▸ **Short task**:
Beginning with the line that contains "Recreate this image", retype the entries below exactly, ending with the line that contains "con_domain = [11.65, 20.4]". Leave out any pictures.

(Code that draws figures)

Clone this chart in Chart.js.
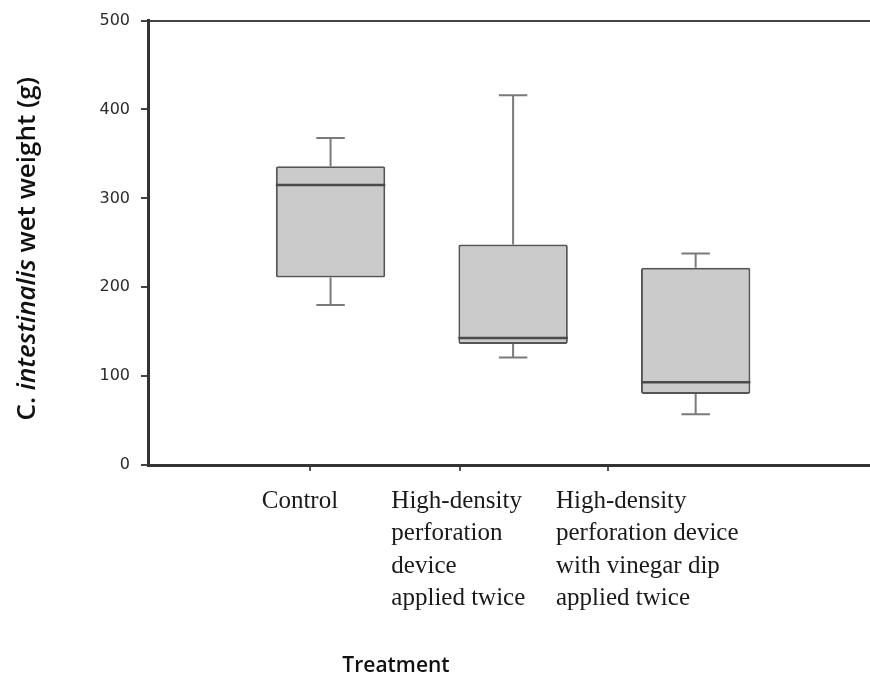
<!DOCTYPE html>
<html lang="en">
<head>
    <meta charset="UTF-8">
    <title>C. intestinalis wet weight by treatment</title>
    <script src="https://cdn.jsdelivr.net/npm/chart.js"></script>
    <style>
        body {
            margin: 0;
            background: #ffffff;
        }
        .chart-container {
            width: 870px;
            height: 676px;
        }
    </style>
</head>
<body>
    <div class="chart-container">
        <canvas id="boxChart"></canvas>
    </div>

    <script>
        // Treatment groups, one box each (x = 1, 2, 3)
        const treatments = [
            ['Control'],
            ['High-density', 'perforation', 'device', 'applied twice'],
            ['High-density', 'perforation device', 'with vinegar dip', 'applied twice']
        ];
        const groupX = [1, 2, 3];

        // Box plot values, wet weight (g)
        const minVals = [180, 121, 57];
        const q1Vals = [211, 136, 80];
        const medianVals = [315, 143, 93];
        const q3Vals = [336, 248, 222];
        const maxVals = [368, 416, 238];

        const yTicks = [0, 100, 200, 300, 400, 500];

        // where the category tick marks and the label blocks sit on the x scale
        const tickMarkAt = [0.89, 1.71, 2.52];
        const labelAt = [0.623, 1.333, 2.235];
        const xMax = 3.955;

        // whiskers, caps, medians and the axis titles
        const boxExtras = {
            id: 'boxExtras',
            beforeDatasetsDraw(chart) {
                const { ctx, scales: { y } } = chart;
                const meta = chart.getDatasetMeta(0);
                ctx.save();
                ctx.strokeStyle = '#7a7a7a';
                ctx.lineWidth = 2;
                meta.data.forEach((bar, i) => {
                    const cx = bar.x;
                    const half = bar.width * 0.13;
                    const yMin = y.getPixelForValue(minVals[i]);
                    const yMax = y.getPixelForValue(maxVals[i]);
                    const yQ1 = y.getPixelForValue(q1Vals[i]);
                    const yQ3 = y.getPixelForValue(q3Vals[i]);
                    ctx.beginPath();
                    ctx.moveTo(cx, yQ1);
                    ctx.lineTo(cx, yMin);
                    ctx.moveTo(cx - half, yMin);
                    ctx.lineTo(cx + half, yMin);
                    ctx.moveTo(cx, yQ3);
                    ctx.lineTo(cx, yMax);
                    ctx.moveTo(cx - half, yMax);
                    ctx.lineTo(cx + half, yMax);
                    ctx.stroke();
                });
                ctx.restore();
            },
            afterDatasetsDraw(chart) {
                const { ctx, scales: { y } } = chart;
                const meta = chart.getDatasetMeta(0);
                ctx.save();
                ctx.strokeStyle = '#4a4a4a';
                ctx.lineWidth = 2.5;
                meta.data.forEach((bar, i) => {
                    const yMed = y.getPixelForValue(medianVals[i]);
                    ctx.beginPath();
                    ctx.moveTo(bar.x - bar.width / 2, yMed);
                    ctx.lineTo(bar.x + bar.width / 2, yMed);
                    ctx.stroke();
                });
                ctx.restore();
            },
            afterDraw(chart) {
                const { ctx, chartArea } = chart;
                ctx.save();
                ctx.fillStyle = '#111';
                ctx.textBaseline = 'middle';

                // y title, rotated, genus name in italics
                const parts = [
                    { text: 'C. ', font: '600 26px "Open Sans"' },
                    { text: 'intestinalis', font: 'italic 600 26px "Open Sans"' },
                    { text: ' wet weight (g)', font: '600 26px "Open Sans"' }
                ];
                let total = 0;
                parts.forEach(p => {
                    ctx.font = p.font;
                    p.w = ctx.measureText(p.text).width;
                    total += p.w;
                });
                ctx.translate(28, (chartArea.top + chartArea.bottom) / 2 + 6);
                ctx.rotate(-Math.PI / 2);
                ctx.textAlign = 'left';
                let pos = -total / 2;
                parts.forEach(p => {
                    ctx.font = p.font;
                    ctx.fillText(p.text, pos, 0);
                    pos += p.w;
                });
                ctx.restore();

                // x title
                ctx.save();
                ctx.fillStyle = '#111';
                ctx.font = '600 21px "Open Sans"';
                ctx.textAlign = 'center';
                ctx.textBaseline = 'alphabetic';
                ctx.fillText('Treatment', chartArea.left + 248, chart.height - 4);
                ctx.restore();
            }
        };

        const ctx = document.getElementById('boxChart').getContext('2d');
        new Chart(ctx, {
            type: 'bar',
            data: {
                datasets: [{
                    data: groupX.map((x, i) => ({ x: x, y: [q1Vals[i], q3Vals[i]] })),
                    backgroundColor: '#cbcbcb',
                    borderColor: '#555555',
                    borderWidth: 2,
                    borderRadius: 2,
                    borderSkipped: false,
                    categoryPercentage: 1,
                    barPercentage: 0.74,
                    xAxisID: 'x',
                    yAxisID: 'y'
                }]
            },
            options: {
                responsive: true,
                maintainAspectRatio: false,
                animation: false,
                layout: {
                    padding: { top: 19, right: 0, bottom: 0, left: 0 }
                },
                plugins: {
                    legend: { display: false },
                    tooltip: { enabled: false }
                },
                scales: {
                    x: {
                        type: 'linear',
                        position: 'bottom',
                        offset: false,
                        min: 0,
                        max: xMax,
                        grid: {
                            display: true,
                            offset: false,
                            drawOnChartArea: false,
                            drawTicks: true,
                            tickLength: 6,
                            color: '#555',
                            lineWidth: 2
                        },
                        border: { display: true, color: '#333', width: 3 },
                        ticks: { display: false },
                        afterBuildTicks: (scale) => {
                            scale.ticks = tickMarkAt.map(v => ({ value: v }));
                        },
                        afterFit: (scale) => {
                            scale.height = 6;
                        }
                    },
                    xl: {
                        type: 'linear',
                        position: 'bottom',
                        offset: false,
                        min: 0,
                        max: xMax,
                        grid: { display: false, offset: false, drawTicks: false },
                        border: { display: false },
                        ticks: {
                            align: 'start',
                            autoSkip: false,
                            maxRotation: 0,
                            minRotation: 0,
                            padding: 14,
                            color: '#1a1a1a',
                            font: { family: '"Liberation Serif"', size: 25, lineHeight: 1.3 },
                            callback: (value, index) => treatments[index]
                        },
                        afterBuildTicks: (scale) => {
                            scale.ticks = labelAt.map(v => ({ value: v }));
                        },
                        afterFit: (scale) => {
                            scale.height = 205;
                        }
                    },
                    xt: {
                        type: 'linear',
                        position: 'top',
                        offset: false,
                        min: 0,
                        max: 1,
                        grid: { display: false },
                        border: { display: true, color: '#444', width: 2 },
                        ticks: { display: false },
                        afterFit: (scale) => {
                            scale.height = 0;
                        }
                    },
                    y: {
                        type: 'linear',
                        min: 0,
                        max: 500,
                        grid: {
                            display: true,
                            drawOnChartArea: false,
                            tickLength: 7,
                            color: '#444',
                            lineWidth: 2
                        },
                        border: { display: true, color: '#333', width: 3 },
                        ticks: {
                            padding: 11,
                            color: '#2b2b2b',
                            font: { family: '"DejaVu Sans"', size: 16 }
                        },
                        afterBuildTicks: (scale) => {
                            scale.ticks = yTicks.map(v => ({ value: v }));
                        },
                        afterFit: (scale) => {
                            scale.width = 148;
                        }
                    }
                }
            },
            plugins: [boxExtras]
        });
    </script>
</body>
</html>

---

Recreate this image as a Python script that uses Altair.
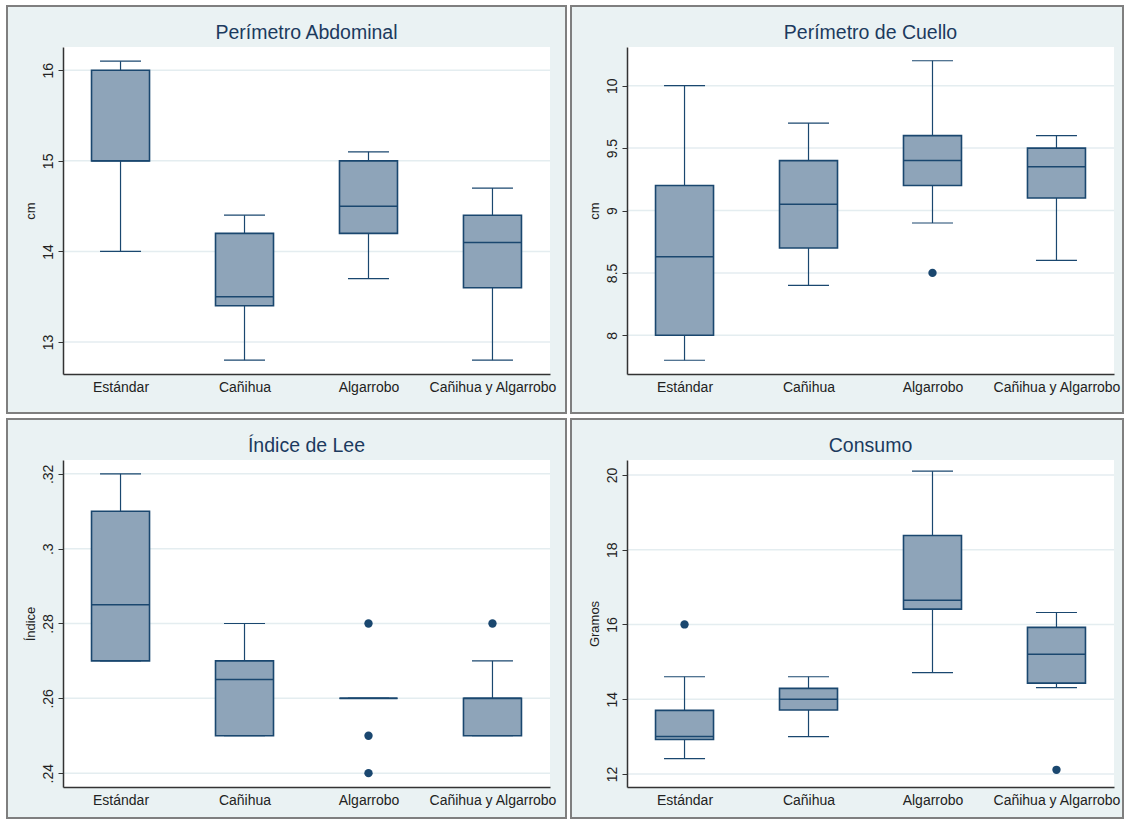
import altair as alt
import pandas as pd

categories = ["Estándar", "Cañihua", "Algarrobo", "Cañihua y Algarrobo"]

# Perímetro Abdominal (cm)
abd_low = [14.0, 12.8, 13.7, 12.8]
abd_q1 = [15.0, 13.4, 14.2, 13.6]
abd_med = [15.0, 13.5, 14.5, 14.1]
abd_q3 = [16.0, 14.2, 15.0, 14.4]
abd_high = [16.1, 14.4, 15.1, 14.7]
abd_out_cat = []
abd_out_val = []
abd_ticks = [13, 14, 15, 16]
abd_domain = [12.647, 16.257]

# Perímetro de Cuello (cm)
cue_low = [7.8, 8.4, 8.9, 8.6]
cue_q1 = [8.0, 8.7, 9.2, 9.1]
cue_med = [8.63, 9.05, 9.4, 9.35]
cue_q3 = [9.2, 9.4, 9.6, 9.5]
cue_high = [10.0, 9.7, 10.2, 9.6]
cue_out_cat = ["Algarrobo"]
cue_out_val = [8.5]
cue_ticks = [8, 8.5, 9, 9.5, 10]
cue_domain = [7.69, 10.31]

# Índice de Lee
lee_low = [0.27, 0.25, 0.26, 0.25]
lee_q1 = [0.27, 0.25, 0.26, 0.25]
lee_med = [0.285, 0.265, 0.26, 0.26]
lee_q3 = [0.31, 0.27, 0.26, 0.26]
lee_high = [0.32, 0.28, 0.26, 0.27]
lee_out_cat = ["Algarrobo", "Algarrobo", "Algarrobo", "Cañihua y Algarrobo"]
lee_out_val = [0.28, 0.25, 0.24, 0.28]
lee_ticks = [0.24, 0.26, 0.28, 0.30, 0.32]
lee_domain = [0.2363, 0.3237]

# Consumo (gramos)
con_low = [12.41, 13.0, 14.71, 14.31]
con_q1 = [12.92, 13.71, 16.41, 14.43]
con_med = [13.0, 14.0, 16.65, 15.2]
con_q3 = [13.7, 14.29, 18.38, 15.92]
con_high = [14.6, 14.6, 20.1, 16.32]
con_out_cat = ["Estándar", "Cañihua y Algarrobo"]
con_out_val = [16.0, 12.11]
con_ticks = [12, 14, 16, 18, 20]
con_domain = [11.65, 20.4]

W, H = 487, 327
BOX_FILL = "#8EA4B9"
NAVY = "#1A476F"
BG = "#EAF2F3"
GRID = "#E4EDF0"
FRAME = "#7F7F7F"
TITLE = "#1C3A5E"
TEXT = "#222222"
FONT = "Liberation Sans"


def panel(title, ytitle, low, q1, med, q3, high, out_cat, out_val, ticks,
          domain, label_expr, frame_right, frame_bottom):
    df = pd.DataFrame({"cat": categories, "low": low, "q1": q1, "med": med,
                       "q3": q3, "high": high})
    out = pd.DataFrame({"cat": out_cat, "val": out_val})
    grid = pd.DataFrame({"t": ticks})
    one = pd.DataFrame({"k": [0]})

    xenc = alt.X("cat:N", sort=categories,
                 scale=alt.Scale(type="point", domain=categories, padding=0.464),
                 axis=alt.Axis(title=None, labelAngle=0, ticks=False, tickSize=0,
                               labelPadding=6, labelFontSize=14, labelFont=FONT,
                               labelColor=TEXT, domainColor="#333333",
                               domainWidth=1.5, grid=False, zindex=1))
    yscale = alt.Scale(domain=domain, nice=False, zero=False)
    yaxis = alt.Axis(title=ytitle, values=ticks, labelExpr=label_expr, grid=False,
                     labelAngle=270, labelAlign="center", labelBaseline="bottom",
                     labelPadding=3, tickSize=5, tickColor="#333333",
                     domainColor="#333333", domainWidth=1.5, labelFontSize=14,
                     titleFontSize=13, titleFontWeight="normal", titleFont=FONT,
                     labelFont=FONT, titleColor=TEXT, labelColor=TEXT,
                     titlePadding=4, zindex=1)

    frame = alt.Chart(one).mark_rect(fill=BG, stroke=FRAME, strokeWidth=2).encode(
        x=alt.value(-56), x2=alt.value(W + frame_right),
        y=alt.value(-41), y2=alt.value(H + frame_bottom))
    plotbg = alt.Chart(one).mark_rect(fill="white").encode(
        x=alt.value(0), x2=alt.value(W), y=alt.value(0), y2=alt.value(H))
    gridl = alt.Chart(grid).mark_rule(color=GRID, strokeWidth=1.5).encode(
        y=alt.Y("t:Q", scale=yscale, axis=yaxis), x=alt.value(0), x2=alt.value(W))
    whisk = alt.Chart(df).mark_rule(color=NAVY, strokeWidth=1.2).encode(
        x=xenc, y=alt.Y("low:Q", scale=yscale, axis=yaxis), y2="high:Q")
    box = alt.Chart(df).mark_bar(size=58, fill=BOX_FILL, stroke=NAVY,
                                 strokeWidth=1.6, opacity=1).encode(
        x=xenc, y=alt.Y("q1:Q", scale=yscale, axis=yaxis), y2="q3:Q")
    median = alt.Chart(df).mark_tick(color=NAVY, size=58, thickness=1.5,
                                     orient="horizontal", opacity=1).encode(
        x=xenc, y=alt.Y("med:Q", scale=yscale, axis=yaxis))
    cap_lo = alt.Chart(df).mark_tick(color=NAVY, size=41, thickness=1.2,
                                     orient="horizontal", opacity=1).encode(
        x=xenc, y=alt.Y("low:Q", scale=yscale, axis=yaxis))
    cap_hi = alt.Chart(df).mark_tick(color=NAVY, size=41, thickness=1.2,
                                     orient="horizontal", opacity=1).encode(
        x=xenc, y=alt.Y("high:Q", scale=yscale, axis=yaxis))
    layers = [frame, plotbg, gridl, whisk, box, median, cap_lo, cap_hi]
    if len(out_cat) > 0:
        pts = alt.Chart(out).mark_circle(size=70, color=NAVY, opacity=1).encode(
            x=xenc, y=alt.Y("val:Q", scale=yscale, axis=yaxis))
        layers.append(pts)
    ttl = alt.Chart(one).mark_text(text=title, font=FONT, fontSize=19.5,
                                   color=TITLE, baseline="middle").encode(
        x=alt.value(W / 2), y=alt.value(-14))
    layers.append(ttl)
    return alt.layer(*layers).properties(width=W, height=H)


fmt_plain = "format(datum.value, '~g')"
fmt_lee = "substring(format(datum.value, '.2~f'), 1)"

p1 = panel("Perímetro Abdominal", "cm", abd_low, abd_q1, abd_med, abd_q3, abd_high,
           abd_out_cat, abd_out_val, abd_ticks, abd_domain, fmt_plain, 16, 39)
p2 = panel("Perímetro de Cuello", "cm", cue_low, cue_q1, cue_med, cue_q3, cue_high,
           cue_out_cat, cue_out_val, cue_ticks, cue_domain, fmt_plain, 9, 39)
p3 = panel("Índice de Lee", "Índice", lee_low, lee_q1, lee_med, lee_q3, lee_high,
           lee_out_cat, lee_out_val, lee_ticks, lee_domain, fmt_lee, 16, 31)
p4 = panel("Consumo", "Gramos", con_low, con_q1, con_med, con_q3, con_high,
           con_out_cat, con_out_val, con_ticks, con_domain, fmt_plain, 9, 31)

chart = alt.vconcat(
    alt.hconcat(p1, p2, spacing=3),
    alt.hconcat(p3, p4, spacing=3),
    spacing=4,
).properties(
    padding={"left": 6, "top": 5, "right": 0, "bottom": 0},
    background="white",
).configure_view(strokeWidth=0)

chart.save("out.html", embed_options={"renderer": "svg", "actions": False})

▸ **Task answer**:
Recreate this image as a Python script that uses Altair.
import altair as alt
import pandas as pd

categories = ["Estándar", "Cañihua", "Algarrobo", "Cañihua y Algarrobo"]

# Perímetro Abdominal (cm)
abd_low = [14.0, 12.8, 13.7, 12.8]
abd_q1 = [15.0, 13.4, 14.2, 13.6]
abd_med = [15.0, 13.5, 14.5, 14.1]
abd_q3 = [16.0, 14.2, 15.0, 14.4]
abd_high = [16.1, 14.4, 15.1, 14.7]
abd_out_cat = []
abd_out_val = []
abd_ticks = [13, 14, 15, 16]
abd_domain = [12.647, 16.257]

# Perímetro de Cuello (cm)
cue_low = [7.8, 8.4, 8.9, 8.6]
cue_q1 = [8.0, 8.7, 9.2, 9.1]
cue_med = [8.63, 9.05, 9.4, 9.35]
cue_q3 = [9.2, 9.4, 9.6, 9.5]
cue_high = [10.0, 9.7, 10.2, 9.6]
cue_out_cat = ["Algarrobo"]
cue_out_val = [8.5]
cue_ticks = [8, 8.5, 9, 9.5, 10]
cue_domain = [7.69, 10.31]

# Índice de Lee
lee_low = [0.27, 0.25, 0.26, 0.25]
lee_q1 = [0.27, 0.25, 0.26, 0.25]
lee_med = [0.285, 0.265, 0.26, 0.26]
lee_q3 = [0.31, 0.27, 0.26, 0.26]
lee_high = [0.32, 0.28, 0.26, 0.27]
lee_out_cat = ["Algarrobo", "Algarrobo", "Algarrobo", "Cañihua y Algarrobo"]
lee_out_val = [0.28, 0.25, 0.24, 0.28]
lee_ticks = [0.24, 0.26, 0.28, 0.30, 0.32]
lee_domain = [0.2363, 0.3237]

# Consumo (gramos)
con_low = [12.41, 13.0, 14.71, 14.31]
con_q1 = [12.92, 13.71, 16.41, 14.43]
con_med = [13.0, 14.0, 16.65, 15.2]
con_q3 = [13.7, 14.29, 18.38, 15.92]
con_high = [14.6, 14.6, 20.1, 16.32]
con_out_cat = ["Estándar", "Cañihua y Algarrobo"]
con_out_val = [16.0, 12.11]
con_ticks = [12, 14, 16, 18, 20]
con_domain = [11.65, 20.4]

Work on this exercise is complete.